Follow LCHF, keto, or paleo diet? With these healthy meals you don’t need to worry about carbs and sugar.
Russian cuisine is full of healthy fats and fiber to help you through the long winter months without losing vitamins. And there are no blini in this list.
This is one of the weirdest Russian dishes: jellied meat in broth, or aspic. For many, jelly is only associated with pudding, but kholodets is not a dessert. Besides meat (usually pork) and broth, the main ingredient here is gelatin. Many Russians believe that eating kholodets helps strengthen bones and helps with sprains.
Red and black caviar are welcome guest at any Russian meal. Caviar is full of vitamins D and E and iodine. Caviar goes perfectly with butter and eggs. In some countries, eggs filled with caviar and butter or soft cheese are called “Russian.”
3. Stuffed peppers
In the authentic Soviet recipe, peppers should be stuffed not only with minced meat (pork and beef), but also with rice. The mince meat perfectly combines with the vegetables when all the ingredients are baked in the oven. It’s better to use green bell peppers.
4. Solyanka in a pan
Bigus, the Russian dish with Polish roots is made from fresh cabbage or sauerkraut with sausages. Some Russians call it “solyanka (the spicy soup with smoked sausages) in a pan.”
5. Fat tvorog
In the endless list of Russian dairy products, tvorog (a kind of cottage cheese) is probably the most popular. Usually you can only find real tvorog in a Russian shop, where it is made without sugar, salt, or any other ingredients. If you eat dairy you’ll like 18-percent-fat tvorog.
6. Cabbage soup
One of the most famous and simple Russian soup called schi is a great idea for any LCHF-fan. There are lots of types of this soup: with cabbage, meat, vegetables, etc. Try to cook schi from young green cabbage, or from fermented cabbage (sauerkraut), both with and without meat. Some add tomatoes or cook soup with fish.
7. Fermented food
Pickled and fermented food is the foundation of the Russian cuisine, really. Since the olden days Russians have preserved cucumbers, cabbage, mushrooms, and garlic for the winter. The process of fermentation allows food to be kept for a long time, saving all the nutrients. Today many nutritionists admit that probiotic foods improve digestion and boost immunity.

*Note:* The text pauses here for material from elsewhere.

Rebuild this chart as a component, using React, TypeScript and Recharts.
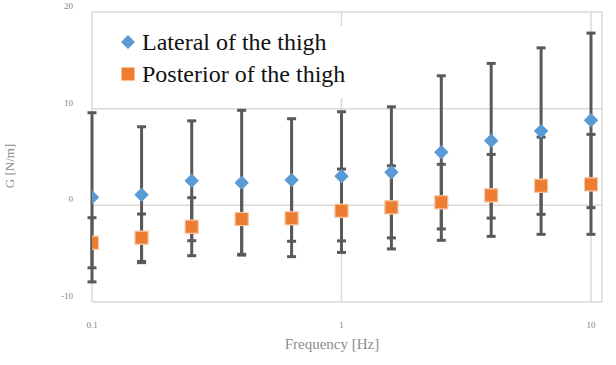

8. Chanterelles with smetana
Do you like mushrooms and smetana (sour cream)? Great, because this is a perfect low-carb combo, especially chanterelles gathered in the nearest wood and cooked with onions and butter. Real high fat cuisine!
9. Lazy golubtsy
All you need is some cabbage, mincemeat, and tomato puree. The original version of golubsy (literally "pigeons") includes rice – it take time to wrap the filling into the cabbage rolls. There is also a lazy option of this dish without any grain: just fry meat and vegetables in the pan and add tomato puree at the end.
10. French-style meat
Russians often discuss which sauce is tastier - smetana or mayo? It seems the latter triumphs in this recipe. Pork (or beef) under mayonnaise and grated cheese has nothing common with France, but it’s known in Russia exactly under this name. Some recipes include potatoes (but it's also good without them).